公開日:2022年12月12日

広島市現代美術館のリニューアルオープンは2023年3月18日。特別展には浸水被害を主題にした石内都の新作などが登場

多様な「前/後」をテーマとした記念特別展に、石内都、コウミユキ、髙橋銑、竹村京、毒山凡太朗らが新作を発表

石内都 The Drowned#2 2020 Courtesy of The Third Gallery Aya © Ishiuchi Miyako

新作公開だけでなく、リニューアル期間のプロジェクトなども一挙に紹介

大規模改修工事のため長期休館中の広島市現代美術館。同館では、2023年3月のリニューアルオープンにあたり、全館を用いた特別展「Before / After」が開催される。会期は2023年3月18日から6月18日まで。

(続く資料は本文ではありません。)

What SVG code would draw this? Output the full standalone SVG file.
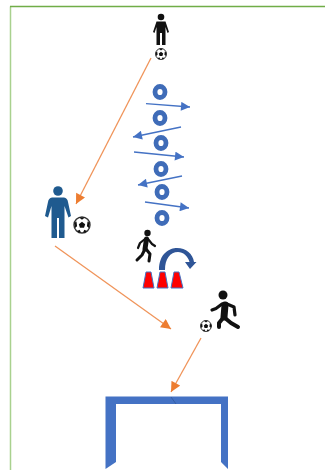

シリン・ネシャット Land of Dreams 2019 Courtesy of the artist and Gladstone Gallery © Shirin Neshat

建物の改修工事を契機とする「前/後」を一つの足がかりとして、様々な「前」と「後」に着目するのが同展のテーマ。美術館が収蔵する作品・資料の経年変質や修復、原爆投下にさらされた広島の歴史やその後も推進される核エネルギーへの眼差しなどにかかわる作品やプロジェクトを通して、社会の変化やシステムにおける綻び、隠され葬り去られた過去や歴史があることを敏感に察知し、作品として発表してきたアーティストたちを取り上げる。

2007年から広島平和記念資料館に収蔵される被爆者たちの衣服などを撮影する「ひろしま」シリーズに継続的に取り組む石内都は、19年の台風による浸水被害でダメージを受けた自身の作品プリントを被写体とした「The Drowned」シリーズから未発表新作を交えて展示。

石内都 The Drowned#2 2020 Courtesy of The Third Gallery Aya © Ishiuchi Miyako

コウミユキは、通常は「オスワリ」のポーズで造形されることの多い犬の置物を、部分的に破壊し、組み立て直して立ち上がらせることで解放する「Stand Up!」シリーズの新作を発表。彫刻の保存修復の現場に身を置きながら現代美術の作家として活動する髙橋銑は、ブロンズの保存技法をそのままニンジンに適用し、その差異を問う「Cast and Rot」シリーズをはじめ、刻々と変化する香りを素材とした新作を発表する。

コウミユキ "Stand Up!" Series「駆け出した犬、浮遊する象」 2019 瀬戸内国際芸術祭2019/小豆島・三都半島での展示風景
髙橋銑 Cast and Rot No.13 2021 Photo by Ichiro Mishima Courtesy of LEESAYA

壊れた陶器の破損部分を絹糸で縫い直す「修復」シリーズなどを展開する竹村京は、美術館の改修工事を進める中で意図せず壊れてしまった回廊のガラスや、役割を終えた品々を用いた新作を発表。東日本大震災以降、故郷である福島の状況が一変したことをきっかけに作品制作を開始した毒山凡太朗は、広島でのリサーチを経てフクシマとヒロシマの考察を促す映像インスタレーションを発表。

竹村京 修復されたG.美術館の電球 2019(左)/竹村京 修復されたT.家の電球 2019(右) Photo by Shinya Kigure
毒山凡太朗 Long Way Home 2022 © Bontaro DOKUYAMA

このほかにも、平田尚也横山奈美和田礼治郎が新作を発表するほか、シリン・ネシャットの新規購入作品のお披露目、リニューアルにあわせて新設されるスペース「モカモカ」、広島市内にある様々な文字を調査し新しい文字を作る「新生タイポ・プロジェクト」の活動なども紹介される。今年12月8日に再開までいよいよ100日を切った広島市現代美術館の新たなスタートを期待して待ちたい。